On the other hand if you disconnect all FC connections to the SAN storage system of Node1, Node2 still works but the package does not failover to node2
Do you have an interpretation for this ?

Best regards,
Farid
melvyn burnard
Honored Contributor

Re: SG - Node reboot upon network cables disconnections

>So this is by design, can you think of a workaround ?
Yes, you coul duse the serial heartbeat for a 2 node cluster, but there are issues with this.

>or you believe that loosing all network connections at the same time is not a real life scenario..
Well this is essentially a Multiple Points of Failure, which Serviceguard is generally not designed to cater for.
The suggested option here would be to have all lans set to be HEARTBEAT_IP.

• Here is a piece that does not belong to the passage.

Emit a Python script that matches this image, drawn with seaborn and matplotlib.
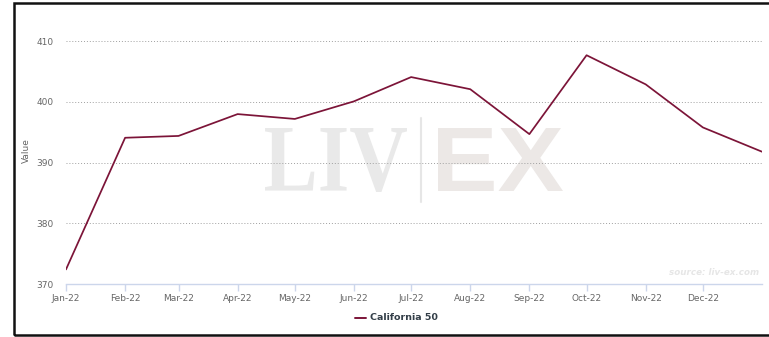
import matplotlib
matplotlib.use("Agg")
import matplotlib.pyplot as plt
import matplotlib.dates as mdates
from matplotlib.patches import Rectangle, PathPatch
from matplotlib.lines import Line2D
from matplotlib.textpath import TextPath
from matplotlib.font_manager import FontProperties
from matplotlib.transforms import Affine2D
import pandas as pd
import seaborn as sns

# Monthly index values for the California 50
months = ["2022-01-01", "2022-02-01", "2022-03-01", "2022-04-01", "2022-05-01",
          "2022-06-01", "2022-07-01", "2022-08-01", "2022-09-01", "2022-10-01",
          "2022-11-01", "2022-12-01", "2023-01-01"]
california_50 = [372.4, 394.1, 394.4, 398.0, 397.2, 400.1, 404.1, 402.1,
                 394.7, 407.7, 402.9, 395.8, 391.8]
series_name = "California 50"
y_ticks = [370, 380, 390, 400, 410]

df = pd.DataFrame({"date": pd.to_datetime(months), "value": california_50,
                   "series": series_name})

sns.set_theme(style="white")
plt.rcParams["font.family"] = ["DejaVu Sans"]

line_color = "#7c1438"
tick_color = "#666666"
axis_color = "#ccd6eb"

fig = plt.figure(figsize=(7.69, 3.37), dpi=100)
W, H = 769, 337
ax = fig.add_axes([66 / W, 53 / H, (762 - 66) / W, (284 - 17) / H])
ax.patch.set_alpha(0)

sns.lineplot(data=df, x="date", y="value", color=line_color, linewidth=1.25,
             ax=ax, legend=False, zorder=3)

ax.set_xlim(df["date"].iloc[0], df["date"].iloc[-1])
ax.set_ylim(370, 414)
ax.set_yticks(y_ticks)
ax.yaxis.grid(True, linestyle=(0, (1, 2)), color="#a0a0a0", linewidth=0.7)
ax.xaxis.grid(False)
ax.set_axisbelow(True)

ax.xaxis.set_major_locator(mdates.MonthLocator())
ax.xaxis.set_major_formatter(mdates.DateFormatter("%b-%y"))
xticks = ax.get_xticks()
ax.set_xticks(xticks[:-1])

ax.tick_params(axis="x", colors=axis_color, labelcolor=tick_color, labelsize=6.5,
               length=5, width=1, direction="out", pad=2, bottom=True)
ax.tick_params(axis="y", labelcolor=tick_color, labelsize=6.5, length=0, pad=9)

for side in ["top", "right", "left"]:
    ax.spines[side].set_visible(False)
ax.spines["bottom"].set_color(axis_color)
ax.spines["bottom"].set_linewidth(1)

ax.set_xlabel("")
ax.set_ylabel("Value", color=tick_color, fontsize=6.5, labelpad=4)


def word_mark(text, box, color, **font):
    """Draw text as a filled path stretched to a pixel box (x0, y0, x1, y1)."""
    path = TextPath((0, 0), text, size=100, prop=FontProperties(**font))
    ext = path.get_extents()
    x0, y0, x1, y1 = box
    sx = (x1 - x0) / ext.width
    sy = (y1 - y0) / ext.height
    tr = (Affine2D().translate(-ext.x0, -ext.y0).scale(sx, sy)
          .translate(x0, H - y1).scale(1 / W, 1 / H))
    patch = PathPatch(tr.transform_path(path), facecolor=color, edgecolor="none",
                      transform=fig.transFigure, zorder=0.1)
    ax.add_artist(patch)


# Brand watermark behind the line and the grid
word_mark("LIV", (265, 128, 407, 192), "#e9e9e9",
          family="Liberation Serif", weight="bold")
word_mark("EX", (438, 128, 563, 191), "#ece8e6",
          family="Liberation Sans", weight="bold")
ax.add_artist(Line2D([421 / W, 421 / W], [1 - 118 / H, 1 - 202 / H],
                     color="#e6e6e6", linewidth=1.5, zorder=0.1,
                     transform=fig.transFigure))

fig.text(759 / W, 1 - 275 / H, "source: liv-ex.com", fontsize=6.3, style="italic",
         weight="bold", color="#e6e6e6", ha="right", va="baseline")

# Legend
fig.add_artist(Line2D([355 / W, 366 / W], [1 - 318 / H, 1 - 318 / H],
                      color=line_color, linewidth=1.4))
fig.text(370 / W, 1 - 318 / H, series_name, fontsize=6.8, weight="bold",
         color="#333e48", ha="left", va="center")

# Outer frame
fig.add_artist(Rectangle((13.5 / W, 1.8 / H), (W + 5) / W, (334 - 1.3) / H,
                         transform=fig.transFigure, fill=False,
                         edgecolor="#111111", linewidth=1.8, zorder=5))

fig.savefig("out.png", dpi=100)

>On the other hand if you disconnect all FC connections to the SAN storage system of Node1, Node2 still works but the package does not failover to node2. Do you have an interpretation for this ?
Yes, the network manager does not monitor FC disk interfaces. To monitor this you need to look at using EMS monitors.
But again, this is an MPOF....
My house is the bank's, my money the wife's, But my opinions belong to me, not HP!
Farid Abizeid
Regular Advisor

Re: SG - Node reboot upon network cables disconnections

Thank you Melvyn for your answers
Do you have some official MC/SG test failure scenarios - this would be great then.

We will follow your suggestions to use EMS and all Network as Heartbeat_IP

Again thank you very much and best regards,
Farid
melvyn burnard
Honored Contributor

Re: SG - Node reboot upon network cables disconnections

Take a look at pages 320-323 of http://docs.hp.com/en/B3936-90079/B3936-90079.pdf

There are some suggested tests, and also a short discussion regarding using EMS monitoring.
My house is the bank's, my money the wife's, But my opinions belong to me, not HP!
Richard Perez
Valued Contributor

Re: SG - Node reboot upon network cables disconnections

Farid
"or you believe that loosing all network connections at the same time is not a real life scenario.. would appreciate further comments."

I would recommend looking at Quorum Server to decide which node remain up. With QS you will be sure that the node with IP connectivity will be up.